Des dizaines de fois par jour, parfois beaucoup plus, le soir avant de s’endormir, pendant une insomnie, le matin au réveil ou, impolitesse suprême, pendant le repas, dans la rue : pour beaucoup d’entre nous, de plus en plus nombreux, c’est devenu un réflexe multi-quotidien de consulter son téléphone doté des dernières applications qui vous sollicitent par des notifications et autres alertes. Le smartphone a envahi notre quotidien, pour le meilleur, et, il faut bien l’avouer, aussi pour le pire. L’hyperconnectivité s’est développée, entraînant avec elle un réel danger pour notre intelligence.
Les mises en garde constantes de nos smartphones, les appels, les notifications et autres signaux, feraient en effet vibrer nos hormones de stress et cela déclencherait une réaction de contre-attaque ou de fuite. Ces réactions accélèrent les battements du coeur, étendent la respiration, ouvrent les glandes sudoripares et contractent les muscles. Selon le neurologue, Loulidi Jaouad, les notifications de nos téléphones conditionnent nos cerveaux à un stress et une peur presque constants.
« Nous avons accordé à nos smartphones une place très privilégiée dans notre vie, on prête la même attention à notre sonnerie de téléphone qu’à notre nom », constate Dr. Loulidi.
C’est également valable d’un point de vue neuroscientifique, puisque la région de notre cerveau qui s’active à l’écoute de notre prénom est la même que celle qui est sollicitée par notre sonnerie de téléphone. Résultat : même si nous ne nous servons pas de notre portable mais qu’il se trouve à proximité, notre cerveau voudra automatiquement lui prêter attention. « Nous devons donc utiliser des ressources supplémentaires pour ne pas être distrait par notre smartphone », reprend-il. « L’utilisation permanente du portable tout en faisant d’autres choses, peut sérieusement avoir un impact négatif sur nos capacités attentionnelles, plus on est attaché à son smartphone, plus notre attention est réduite », souligne Dr. Siham Sanhaji, neuropsychologue.
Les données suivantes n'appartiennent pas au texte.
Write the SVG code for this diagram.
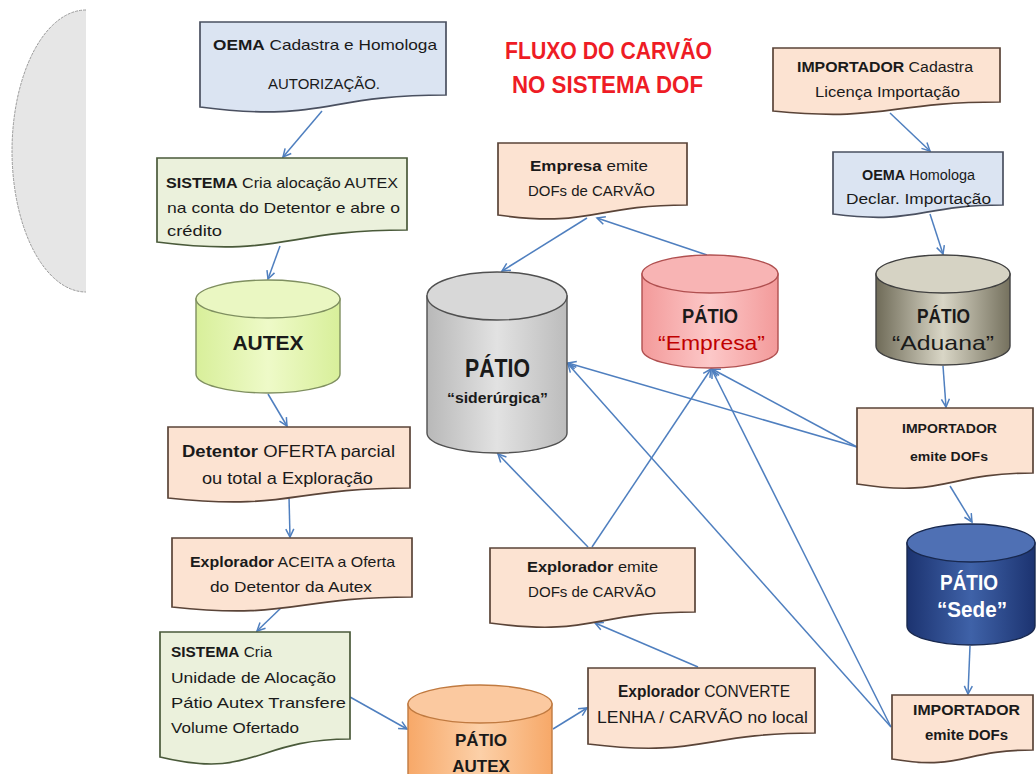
<svg xmlns="http://www.w3.org/2000/svg" width="1036" height="774" viewBox="0 0 1036 774">
<style>
text{font-family:"Liberation Sans",Arial,sans-serif;fill:#1a1a1a}
.b{font-weight:bold}
.doc{stroke:#5a4438;stroke-width:1.7}
.peach{fill:#fce3d2}
.blue{fill:#dbe4f2;stroke:#4a5060}
.green{fill:#ebf1dc;stroke:#4a5a3a}
.cyl{stroke-width:1.4}
.conn line{stroke:#4f7fbf;stroke-width:1.5;marker-end:url(#ah)}
</style>
<defs>
<marker id="ah" markerUnits="userSpaceOnUse" markerWidth="12" markerHeight="12" refX="9" refY="5" orient="auto">
<path d="M1,1 L9,5 L1,9" fill="none" stroke="#4f7fbf" stroke-width="1.5"/>
</marker>
<linearGradient id="gAutex" x1="0" x2="1" y1="0" y2="0"><stop offset="0" stop-color="#d8ef9a"/><stop offset="0.5" stop-color="#eefac8"/><stop offset="1" stop-color="#d8ef9a"/></linearGradient>
<linearGradient id="gSid" x1="0" x2="1" y1="0" y2="0"><stop offset="0" stop-color="#b8b8b8"/><stop offset="0.5" stop-color="#e2e2e2"/><stop offset="1" stop-color="#bcbcbc"/></linearGradient>
<linearGradient id="gEmp" x1="0" x2="1" y1="0" y2="0"><stop offset="0" stop-color="#f39a9a"/><stop offset="0.5" stop-color="#fcc8c8"/><stop offset="1" stop-color="#f39a9a"/></linearGradient>
<linearGradient id="gAdu" x1="0" x2="1" y1="0" y2="0"><stop offset="0" stop-color="#6f6b58"/><stop offset="0.5" stop-color="#d9d6c6"/><stop offset="1" stop-color="#75715e"/></linearGradient>
<linearGradient id="gSede" x1="0" x2="1" y1="0" y2="0"><stop offset="0" stop-color="#1c3370"/><stop offset="0.5" stop-color="#3f62a8"/><stop offset="1" stop-color="#1c3370"/></linearGradient>
<linearGradient id="gPA" x1="0" x2="1" y1="0" y2="0"><stop offset="0" stop-color="#f7a868"/><stop offset="0.5" stop-color="#fcd0a8"/><stop offset="1" stop-color="#f7a868"/></linearGradient>
</defs>
<rect width="1036" height="774" fill="#ffffff"/>

<g id="halfEllipse">
<path d="M86,10 A74,141 0 0 0 86,292 Z" fill="#e6e6e6"/>
<path d="M86,10 A74,141 0 0 0 86,292" fill="none" stroke="#9a9a9a" stroke-width="1" stroke-dasharray="3,1"/>
</g>

<g id="title">
<text x="505" y="59" class="b" font-size="24" style="fill:#ee1c25" textLength="207" lengthAdjust="spacingAndGlyphs">FLUXO DO CARVÃO</text>
<text x="512" y="93" class="b" font-size="24" style="fill:#ee1c25" textLength="191" lengthAdjust="spacingAndGlyphs">NO SISTEMA DOF</text>
</g>

<g class="conn" id="connectors">
<line x1="322" y1="111" x2="283" y2="157"/>
<line x1="280" y1="246" x2="268" y2="279"/>
<line x1="268" y1="394" x2="287" y2="426"/>
<line x1="289" y1="497" x2="290" y2="537"/>
<line x1="283" y1="606" x2="257" y2="631"/>
<line x1="350" y1="697" x2="407" y2="729"/>
<line x1="553" y1="729" x2="587" y2="708"/>
<line x1="698" y1="667" x2="595" y2="623"/>
<line x1="588" y1="547" x2="498" y2="454"/>
<line x1="592" y1="547" x2="711" y2="369"/>
<line x1="587" y1="218" x2="502" y2="271"/>
<line x1="707" y1="255" x2="597" y2="218"/>
<line x1="890" y1="113" x2="930" y2="151"/>
<line x1="930" y1="214" x2="943" y2="254"/>
<line x1="943" y1="366" x2="946" y2="407"/>
<line x1="950" y1="486" x2="972" y2="522"/>
<line x1="970" y1="646" x2="968" y2="694"/>
<line x1="857" y1="447" x2="568" y2="363"/>
<line x1="857" y1="447" x2="712" y2="369"/>
<line x1="891" y1="727" x2="568" y2="364"/>
<line x1="891" y1="727" x2="712" y2="370"/>
</g>

<g id="oemaCadastra">
<path class="doc blue" d="M200,22 H446 V95 C323,95 323,123 200,107 Z"/>
<text x="213" y="50" font-size="15" textLength="224" lengthAdjust="spacingAndGlyphs"><tspan class="b">OEMA</tspan>  Cadastra e Homologa</text>
<text x="268" y="89" font-size="15" textLength="112" lengthAdjust="spacingAndGlyphs">AUTORIZAÇÃO.</text>
</g>

<g id="sistemaAutex">
<path class="doc green" d="M157,158 H407 V230 C282,230 282,258 157,242 Z"/>
<text x="166" y="188" font-size="15" textLength="232" lengthAdjust="spacingAndGlyphs"><tspan class="b">SISTEMA</tspan> Cria alocação AUTEX</text>
<text x="167" y="213" font-size="15" textLength="233" lengthAdjust="spacingAndGlyphs">na conta do Detentor e abre o</text>
<text x="167" y="236" font-size="15" textLength="55" lengthAdjust="spacingAndGlyphs">crédito</text>
</g>

<g id="autex">
<path class="cyl" d="M196,299 V374 A72,19 0 0 0 340,374 V299 Z" fill="url(#gAutex)" stroke="#7f8f60"/>
<ellipse class="cyl" cx="268" cy="299" rx="72" ry="19" fill="#eaf7c2" stroke="#7f8f60"/>
<text x="268" y="350" class="b" font-size="21" text-anchor="middle">AUTEX</text>
</g>

<g id="detentor">
<path class="doc peach" d="M168,427 H410 V488 C289,488 289,511 168,498 Z"/>
<text x="182" y="457" font-size="17" textLength="213" lengthAdjust="spacingAndGlyphs"><tspan class="b">Detentor</tspan> OFERTA parcial</text>
<text x="202" y="484" font-size="17" textLength="171" lengthAdjust="spacingAndGlyphs">ou total a Exploração</text>
</g>

<g id="exploradorAceita">
<path class="doc peach" d="M172,538 H412 V597 C292,597 292,620 172,607 Z"/>
<text x="190" y="567" font-size="15" textLength="205" lengthAdjust="spacingAndGlyphs"><tspan class="b">Explorador</tspan> ACEITA a Oferta</text>
<text x="210" y="592" font-size="15" textLength="162" lengthAdjust="spacingAndGlyphs">do Detentor da Autex</text>
</g>

<g id="sistemaCria">
<path class="doc green" d="M160,632 H350 V739 C255,739 255,780 160,757 Z"/>
<text x="171" y="657" font-size="15" textLength="101" lengthAdjust="spacingAndGlyphs"><tspan class="b">SISTEMA</tspan> Cria</text>
<text x="171" y="683" font-size="15" textLength="165" lengthAdjust="spacingAndGlyphs">Unidade de Alocação</text>
<text x="171" y="708" font-size="15" textLength="175" lengthAdjust="spacingAndGlyphs">Pátio Autex Transfere</text>
<text x="171" y="733" font-size="15" textLength="128" lengthAdjust="spacingAndGlyphs">Volume Ofertado</text>
</g>

<g id="patioAutex">
<path class="cyl" d="M408,704 V800 H552 V704 Z" fill="url(#gPA)" stroke="#c07a40"/>
<ellipse class="cyl" cx="480" cy="704" rx="72" ry="19" fill="#fbc9a0" stroke="#c07a40"/>
<text x="481" y="746" class="b" font-size="17" text-anchor="middle">PÁTIO</text>
<text x="481" y="772" class="b" font-size="17" text-anchor="middle">AUTEX</text>
</g>

<g id="exploradorConverte">
<path class="doc peach" d="M588,668 H815 V733 C701,733 701,758 588,744 Z"/>
<text x="618" y="697" font-size="16" textLength="172" lengthAdjust="spacingAndGlyphs"><tspan class="b">Explorador</tspan> CONVERTE</text>
<text x="597" y="723" font-size="16" textLength="211" lengthAdjust="spacingAndGlyphs">LENHA / CARVÃO no local</text>
</g>

<g id="exploradorEmite">
<path class="doc peach" d="M490,548 H695 V612 C592,612 592,637 490,623 Z"/>
<text x="527" y="572" font-size="15" textLength="131" lengthAdjust="spacingAndGlyphs"><tspan class="b">Explorador</tspan> emite</text>
<text x="528" y="597" font-size="15" textLength="128" lengthAdjust="spacingAndGlyphs">DOFs de CARVÃO</text>
</g>

<g id="empresaEmite">
<path class="doc peach" d="M498,143 H687 V205 C592,205 592,228 498,215 Z"/>
<text x="530" y="171" font-size="15" textLength="118" lengthAdjust="spacingAndGlyphs"><tspan class="b">Empresa</tspan> emite</text>
<text x="528" y="196" font-size="15" textLength="127" lengthAdjust="spacingAndGlyphs">DOFs de CARVÃO</text>
</g>

<g id="patioSiderurgica">
<path class="cyl" d="M427,296 V433 A70,20 0 0 0 567,433 V296 Z" fill="url(#gSid)" stroke="#505050"/>
<ellipse class="cyl" cx="497" cy="296" rx="70" ry="24" fill="#d8d8d8" stroke="#505050"/>
<text x="465" y="377" class="b" font-size="25" textLength="65" lengthAdjust="spacingAndGlyphs">PÁTIO</text>
<text x="447" y="403" class="b" font-size="15" textLength="101" lengthAdjust="spacingAndGlyphs">“siderúrgica”</text>
</g>

<g id="patioEmpresa">
<path class="cyl" d="M642,274 V349 A68,19 0 0 0 778,349 V274 Z" fill="url(#gEmp)" stroke="#b05050"/>
<ellipse class="cyl" cx="710" cy="274" rx="68" ry="19" fill="#f8b4b4" stroke="#b05050"/>
<text x="682" y="323" class="b" font-size="20" textLength="56" lengthAdjust="spacingAndGlyphs">PÁTIO</text>
<text x="658" y="350" font-size="21" style="fill:#c00000" textLength="107" lengthAdjust="spacingAndGlyphs">“Empresa”</text>
</g>

<g id="patioAduana">
<path class="cyl" d="M876,274 V346 A67,19 0 0 0 1010,346 V274 Z" fill="url(#gAdu)" stroke="#404040"/>
<ellipse class="cyl" cx="943" cy="274" rx="67" ry="19" fill="#d6d3c4" stroke="#404040"/>
<text x="917" y="323" class="b" font-size="20" textLength="53" lengthAdjust="spacingAndGlyphs">PÁTIO</text>
<text x="892" y="350" font-size="21" textLength="102" lengthAdjust="spacingAndGlyphs">“Aduana”</text>
</g>

<g id="importadorCadastra">
<path class="doc peach" d="M773,48 H1000 V102 C886,102 886,122 773,111 Z"/>
<text x="797" y="72" font-size="14" textLength="176" lengthAdjust="spacingAndGlyphs"><tspan class="b">IMPORTADOR</tspan> Cadastra</text>
<text x="815" y="97" font-size="14" textLength="145" lengthAdjust="spacingAndGlyphs">Licença Importação</text>
</g>

<g id="oemaHomologa">
<path class="doc blue" d="M833,152 H1003 V205 C918,205 918,225 833,214 Z"/>
<text x="862" y="180" font-size="14" textLength="113" lengthAdjust="spacingAndGlyphs"><tspan class="b">OEMA</tspan> Homologa</text>
<text x="846" y="204" font-size="14" textLength="145" lengthAdjust="spacingAndGlyphs">Declar. Importação</text>
</g>

<g id="importadorEmite1">
<path class="doc peach" d="M857,408 H1033 V473 C945,473 945,498 857,484 Z"/>
<text x="902" y="433" class="b" font-size="12" textLength="95" lengthAdjust="spacingAndGlyphs">IMPORTADOR</text>
<text x="910" y="461" class="b" font-size="13" textLength="78" lengthAdjust="spacingAndGlyphs">emite DOFs</text>
</g>

<g id="patioSede">
<path class="cyl" d="M907,543 V626 A64,19 0 0 0 1035,626 V543 Z" fill="url(#gSede)" stroke="#18284e"/>
<ellipse class="cyl" cx="971" cy="543" rx="64" ry="19" fill="#4f70b4" stroke="#18284e"/>
<text x="940" y="590" class="b" font-size="22" style="fill:#ffffff" textLength="58" lengthAdjust="spacingAndGlyphs">PÁTIO</text>
<text x="937" y="617" class="b" font-size="22" style="fill:#ffffff" textLength="70" lengthAdjust="spacingAndGlyphs">“Sede”</text>
</g>

<g id="importadorEmite2">
<path class="doc peach" d="M892,695 H1033 V750 C962,750 962,771 892,759 Z"/>
<text x="913" y="715" class="b" font-size="15" textLength="107" lengthAdjust="spacingAndGlyphs">IMPORTADOR</text>
<text x="925" y="740" class="b" font-size="14" textLength="83" lengthAdjust="spacingAndGlyphs">emite DOFs</text>
</g>
</svg>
Des effets sur le cerveau humain
La réaction du cerveau face aux smartphones signifierait que le cortex préfrontal, la partie de notre cerveau qui traite normalement certains de nos plus hauts fonctionnements cognitifs, est complètement en désordre. Les smartphones soumettraient notre cortex préfrontal à trop de stress, l’obligeant à dormir et à stimuler la dopamine, le produit chimique dans notre cerveau.
« Une utilisation excessive des smartphones peut dérégler notre système de récompense, réseau neuronal qui consiste à nous inciter à répéter des actions ou des comportements qui déclenchent la production de la dopamine (cette hormone du bonheur est un neurotransmetteur qui dirige le système de récompense de notre cerveau) », explique Dr. Siham Sanhaji.
« Le lien des cancers du cerveau avec les ondes électromagnétiques a été analysé par plusieurs équipes de chercheurs. Le risque de gliome (un type de cancer du cerveau) serait doublé chez les grands utilisateurs de smartphones », poursuit la neuropsychologue.
Une régression de la capacité cognitive
Notre capacité cognitive s’en trouve ainsi réduite, puisque nous disposons de moins de ressources pour les autres tâches gérées par notre cerveau. Sont alors impactées la mémoire de travail et l’intelligence fluide. La première désigne la mémoire à court terme d’une personne, celle qui lui permet de retenir et manipuler des informations pendant quelques secondes ou minutes afin d’effectuer une tâche particulière. L’intelligence fluide, elle, fait référence aux capacités de raisonnement, d’analyse et de logique. « Les champs électromagnétiques de radiofréquences peuvent avoir des effets néfastes sur le développement des performances de mémoire de régions spécifiques du cerveau exposées pendant l’utilisation des téléphones mobiles », détaille Dr. Sanhaji.
« L’utilisation excessive du smartphone pourrait avoir des effets à long terme sur leurs fonctions cognitives y compris la mémoire et l’attention », poursuit-elle. L’idéal serait que chacun, fort de ces savoirs sur le cerveau humain, régule ses usages numériques en trouvant la stratégie qui lui convient le mieux.